Il en faut convenir, la science de lever les impôts qui n’en devoit jamais faire une, est devenue plus vaste & plus compliquée qu’on ne croit. On peut aisément donner sur cette matiere des rêveries pour des systèmes solides, & c’est ce qu’on a vu dans une infinité d’écrits publiés depuis quelque tems à ce sujet.

Si je n’avois à proposer que de ces spéculations vagues formées d’idées incertaines, prises sur des notions communes & superficielles, je me tairois. Je n’ignore pas tous les maux qui peuvent être la suite d’un plan faux qui seroit adopté ; l’humanité n’aura jamais à me reprocher l’intention de les lui causer. Mais j’ai opéré, j’ai amassé des faits, je les ai médités, & je ne dirai rien qui ne soit le résultat d’une combinaison approfondie. Je crois être en état de répondre à toutes les observations raisonnables que l’on pourroit me faire, & de les résoudre ; c’est aux plus habiles que moi à juger si je me trompe.

Tous les tributs, de quelque nature qu’ils soient & sous quelque point de vue qu’on les considere, se divisent en trois classes ; en taxes sur les terres, sur les personnes, & sur les marchandises ou denrées de consommation.

J’appelle impôt les taxes sur les terres, parce que fournir à l’état une portion de leur produit pour la conservation commune, est une condition imposée à leur possession.

Je nomme contributions les taxes personnelles, parce qu’elles sont sans échanges, c’est-à-dire que le citoyen ne reçoit rien en retour de ce qu’il paye pour ces taxes ; & encore, parce que n’ayant pour principe que la volonté de ceux qui les ordonnent, elles ont de l’analogie avec ce qu’exige un général des habitans d’un pays ennemi où il a pénétré, & qu’il fait contribuer.

Enfin j’appelle droits les taxes sur les marchandises & denrées de consommation, parce qu’en effet il semble que ce soit le droit de les vendre, & d’en faire usage que l’on fait payer au public.

Voici ce qu’ont pensé les plus éclairés de ceux qui ont écrit sur cette matiere.

Platon dans sa république veut, quand il sera nécessaire d’en établir, que les impôts soient levés sur les consommations. Grotius, Hobbes, Puffendorf, croient que l’on peut faire usage des trois especes. Montesquieu n’en rejette point, mais il observe que le tribut naturel aux gouvernemens modérés est l’impôt sur les marchandises : « Cet impôt, dit-il, étant payé réellement par l’acheteur, quoique le marchand l’avance, est un prêt que le marchand a déja fait à l’acheteur ; ainsi il faut regarder le négociant & comme le débiteur de l’état, & comme créancier de tous les particuliers, &c ». Je reprendrai ailleurs les propositions contenues dans ce raisonnement.

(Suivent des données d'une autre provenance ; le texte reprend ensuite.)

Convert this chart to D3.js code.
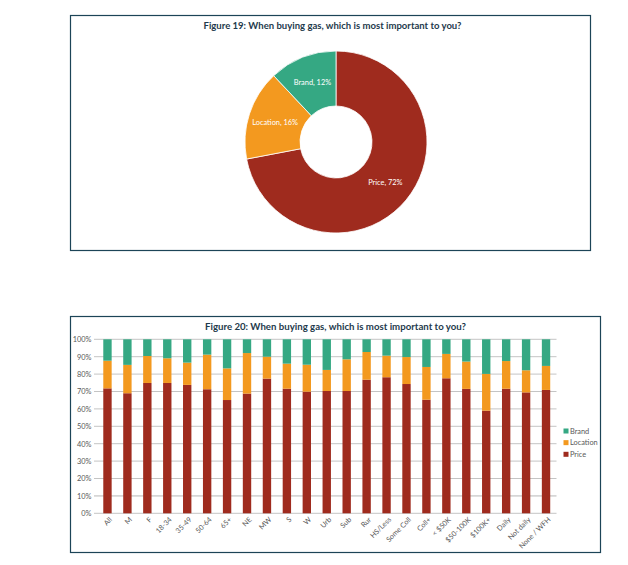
<!DOCTYPE html>
<html>
<head>
<meta charset="utf-8">
<script src="https://cdn.jsdelivr.net/npm/d3@7"></script>
<style>
  html, body { margin: 0; padding: 0; background: #fff; }
  svg { display: block; font-family: Lato, "Open Sans", sans-serif; }
</style>
</head>
<body>
<svg id="chart" width="628" height="565"></svg>
<script>
// ---- Figure 19 data (pie) ----
const pieLabels = ["Price", "Location", "Brand"];
const pieValues = [72, 16, 12];

// ---- Figure 20 data (stacked bars, %) ----
const categories = ["All", "M", "F", "18-34", "35-49", "50-64", "65+", "NE", "MW", "S", "W", "Urb", "Sub", "Rur", "HS/Less", "Some Coll", "Coll+", "< $50K", "$50-100K", "$100K+", "Daily", "Not daily", "None / WFH"];
const priceValues    = [71.8, 69.0, 74.9, 74.9, 73.8, 71.3, 65.1, 68.8, 77.4, 71.6, 69.9, 70.3, 70.3, 76.8, 78.2, 74.3, 65.3, 77.6, 71.5, 59.0, 71.6, 69.5, 70.9];
const locationValues = [15.9, 16.3, 15.5, 14.2, 12.8, 19.9, 18.2, 23.3, 12.6, 14.4, 15.5, 12.1, 18.2, 15.9, 12.4, 15.5, 18.8, 14.0, 15.7, 21.1, 15.9, 12.7, 13.8];
const brandValues    = [12.3, 14.7, 9.6, 10.9, 13.4, 8.8, 16.7, 7.9, 10.0, 14.0, 14.6, 17.6, 11.5, 7.3, 9.4, 10.2, 15.9, 8.4, 12.8, 19.9, 12.5, 17.8, 15.3];
const seriesNames = ["Price", "Location", "Brand"];
const yTicks = [0, 10, 20, 30, 40, 50, 60, 70, 80, 90, 100];

const colors = { Price: "#9F2B1E", Location: "#F3991F", Brand: "#35A883" };
const frameColor = "#1C4457";
const titleColor = "#1E3A4C";
const textGray = "#595959";

const svg = d3.select("#chart");
svg.append("rect").attr("width", 628).attr("height", 565).attr("fill", "#fff");

// ===== Figure 19 =====
svg.append("rect").attr("x", 70.5).attr("y", 15.5).attr("width", 520).attr("height", 235)
  .attr("fill", "none").attr("stroke", frameColor).attr("stroke-width", 1.2);
svg.append("text").attr("x", 332.5).attr("y", 28.5).attr("text-anchor", "middle")
  .attr("font-size", 8.6).attr("font-weight", "bold").attr("fill", titleColor)
  .attr("textLength", 258).attr("lengthAdjust", "spacingAndGlyphs")
  .text("Figure 19: When buying gas, which is most important to you?");

const pieG = svg.append("g").attr("transform", "translate(336,142)");
const pie = d3.pie().sort(null).value(d => d.v);
const pieData = pie(pieLabels.map((l, i) => ({ l, v: pieValues[i] })));
const arc = d3.arc().innerRadius(36).outerRadius(91);
pieG.selectAll("path").data(pieData).join("path")
  .attr("d", arc).attr("fill", d => colors[d.data.l])
  .attr("stroke", "#fff").attr("stroke-width", 0.8);
const labelArc = d3.arc().innerRadius(64).outerRadius(64);
pieG.selectAll("text").data(pieData).join("text")
  .attr("transform", d => `translate(${labelArc.centroid(d)})`)
  .attr("text-anchor", "middle").attr("dy", "0.35em")
  .attr("font-size", 7.4).attr("fill", "#fff")
  .text(d => `${d.data.l}, ${d.data.v}%`);

// ===== Figure 20 =====
svg.append("rect").attr("x", 70.5).attr("y", 316.5).attr("width", 530).attr("height", 236)
  .attr("fill", "none").attr("stroke", frameColor).attr("stroke-width", 1.2);
svg.append("text").attr("x", 335.5).attr("y", 329.5).attr("text-anchor", "middle")
  .attr("font-size", 8.6).attr("font-weight", "bold").attr("fill", titleColor)
  .attr("textLength", 261).attr("lengthAdjust", "spacingAndGlyphs")
  .text("Figure 20: When buying gas, which is most important to you?");

const x = d3.scaleBand().domain(categories).range([97.5, 556]).paddingInner(0.58).paddingOuter(0.29);
const y = d3.scaleLinear().domain([0, 100]).range([513.3, 339.3]);

// gridlines
const grid = svg.append("g");
grid.selectAll("line").data(yTicks).join("line")
  .attr("x1", 94).attr("x2", 556.5)
  .attr("y1", d => y(d)).attr("y2", d => y(d))
  .attr("stroke", d => d === 10 ? "#D6D6D6" : "#BDBDBD")
  .attr("stroke-width", d => d === 10 ? 1.8 : 0.9);

// y axis labels via d3 axis
const yAxis = d3.axisLeft(y).tickValues(yTicks).tickFormat(d => d + "%").tickSize(0).tickPadding(0);
const yG = svg.append("g").attr("transform", "translate(91.5,0)").call(yAxis);
yG.select(".domain").remove();
yG.selectAll("text").attr("font-size", 7.4).attr("fill", textGray).attr("font-family", "Lato, sans-serif");

// stacked bars
const rows = categories.map((c, i) => ({ cat: c, Price: priceValues[i], Location: locationValues[i], Brand: brandValues[i] }));
const stack = d3.stack().keys(seriesNames);
const stacked = stack(rows);
svg.append("g").selectAll("g").data(stacked).join("g")
  .attr("fill", d => colors[d.key])
  .selectAll("rect").data(d => d).join("rect")
  .attr("x", d => x(d.data.cat))
  .attr("width", x.bandwidth())
  .attr("y", d => y(d[1]))
  .attr("height", d => y(d[0]) - y(d[1]));

// x axis labels
const xAxis = d3.axisBottom(x).tickSize(0).tickPadding(0);
const xG = svg.append("g").attr("transform", "translate(0,517)").call(xAxis);
xG.select(".domain").remove();
xG.selectAll("text")
  .attr("font-size", 7.2).attr("fill", textGray).attr("font-family", "Lato, sans-serif")
  .attr("text-anchor", "end").attr("dy", "0.6em").attr("dx", "0")
  .attr("transform", "translate(2,0) rotate(-45)");

// legend
const legend = svg.append("g");
const legItems = ["Brand", "Location", "Price"];
const legY = d3.scalePoint().domain(legItems).range([431, 454.3]);
legend.selectAll("rect").data(legItems).join("rect")
  .attr("x", 563.5).attr("y", d => legY(d) - 2.5).attr("width", 5).attr("height", 5)
  .attr("fill", d => colors[d]);
legend.selectAll("text").data(legItems).join("text")
  .attr("x", 570).attr("y", d => legY(d)).attr("dy", "0.35em")
  .attr("font-size", 7.4).attr("fill", textGray)
  .text(d => d);
</script>
</body>
</html>
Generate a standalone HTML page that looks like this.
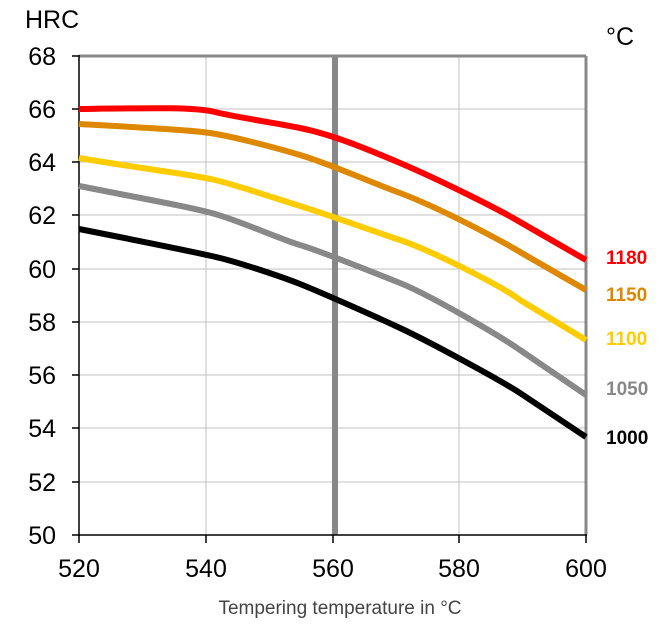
<!DOCTYPE html>
<html><head><style>body{margin:0;background:#fff}</style></head><body>
<svg width="661" height="625" xmlns="http://www.w3.org/2000/svg" font-family="Liberation Sans, Arial, sans-serif">
<g stroke="#c0c0c0" stroke-width="1">
<line x1="206" y1="56" x2="206" y2="535"/><line x1="459" y1="56" x2="459" y2="535"/>
<line x1="79" y1="109" x2="586" y2="109"/><line x1="79" y1="162" x2="586" y2="162"/>
<line x1="79" y1="215" x2="586" y2="215"/><line x1="79" y1="269" x2="586" y2="269"/>
<line x1="79" y1="322" x2="586" y2="322"/><line x1="79" y1="375" x2="586" y2="375"/>
<line x1="79" y1="428" x2="586" y2="428"/><line x1="79" y1="482" x2="586" y2="482"/>
</g>
<line x1="79" y1="56" x2="586" y2="56" stroke="#888" stroke-width="3"/>
<line x1="586" y1="56" x2="586" y2="535" stroke="#888" stroke-width="3"/>
<line x1="335" y1="56" x2="335" y2="535" stroke="#888" stroke-width="6"/>
<g stroke="#000" stroke-width="1.5">
<line x1="79" y1="55" x2="79" y2="536"/><line x1="78" y1="535" x2="587" y2="535"/>
<line x1="72" y1="56" x2="79" y2="56"/><line x1="72" y1="109" x2="79" y2="109"/><line x1="72" y1="162" x2="79" y2="162"/><line x1="72" y1="215" x2="79" y2="215"/><line x1="72" y1="269" x2="79" y2="269"/><line x1="72" y1="322" x2="79" y2="322"/><line x1="72" y1="375" x2="79" y2="375"/><line x1="72" y1="428" x2="79" y2="428"/><line x1="72" y1="482" x2="79" y2="482"/><line x1="72" y1="535" x2="79" y2="535"/>
<line x1="79" y1="535" x2="79" y2="543"/><line x1="206" y1="535" x2="206" y2="543"/><line x1="333" y1="535" x2="333" y2="543"/><line x1="459" y1="535" x2="459" y2="543"/><line x1="586" y1="535" x2="586" y2="543"/>
</g>
<g fill="none" stroke-width="6" stroke-linejoin="round">
<path stroke="#ff0000" d="M79,109 C150,108 195,107 215,112 S270,122 300,128 S360,146 400,163 S500,210 520,222 L586,260"/>
<path stroke="#dd8800" d="M79,124 C150,128 190,130 210,133 S270,146 300,155 S360,178 400,193 S500,240 520,252 L586,290"/>
<path stroke="#ffcc00" d="M79,158 C150,170 190,174 215,180 S280,200 300,206 S370,230 400,240 S500,285 520,300 L586,340"/>
<path stroke="#888888" d="M79,186 C150,200 190,207 215,214 S280,239 300,245 S370,271 400,283 S500,336 520,350 L586,395"/>
<path stroke="#000000" d="M79,229 C150,243 200,253 220,258 S280,276 300,284 S370,314 400,328 S500,380 520,393 L586,437"/>
</g>
<g font-size="25" fill="#000">
<text x="25" y="28">HRC</text>
<text x="606" y="45">°C</text>
<g text-anchor="end"><text x="56" y="65">68</text><text x="56" y="118">66</text><text x="56" y="171">64</text><text x="56" y="224">62</text><text x="56" y="278">60</text><text x="56" y="331">58</text><text x="56" y="384">56</text><text x="56" y="437">54</text><text x="56" y="491">52</text><text x="56" y="544">50</text></g>
<g text-anchor="middle"><text x="79" y="577">520</text><text x="206" y="577">540</text><text x="333" y="577">560</text><text x="459" y="577">580</text><text x="586" y="577">600</text></g>
</g>
<text x="340" y="614" font-size="19" fill="#444" text-anchor="middle">Tempering temperature in °C</text>
<g font-size="19" font-weight="bold">
<text x="606" y="264" fill="#ff0000">1180</text>
<text x="606" y="301" fill="#dd8800">1150</text>
<text x="606" y="345" fill="#ffcc00">1100</text>
<text x="606" y="395" fill="#888">1050</text>
<text x="606" y="444" fill="#000">1000</text>
</g>
</svg>
</body></html>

L’auteur de l’article Économie politique de ce Dictionnaire est de même sentiment quant à la nature de l’impôt ; mais il ne veut pas qu’il soit payé par le marchand, & prétend qu’il doit l’être par l’acheteur. J’avoue que je ne vois dans cette différence que des chaînes ajoutées à la liberté des citoyens, & une contradiction de plus dans celui qui s’en dit le plus grand défenseur. Néron ne fit qu’ordonner l’inverse de ce que propose M. Rousseau, & parut, dit Tacite, avoir supprimé l’impôt. C’étoit celui de

quatre pour cent, qu’on levoit sur le prix de la vente des esclaves. Tant il est vrai que la forme y fait quelque chose, & que celle du citoyen de Genève n’est pas la meilleure.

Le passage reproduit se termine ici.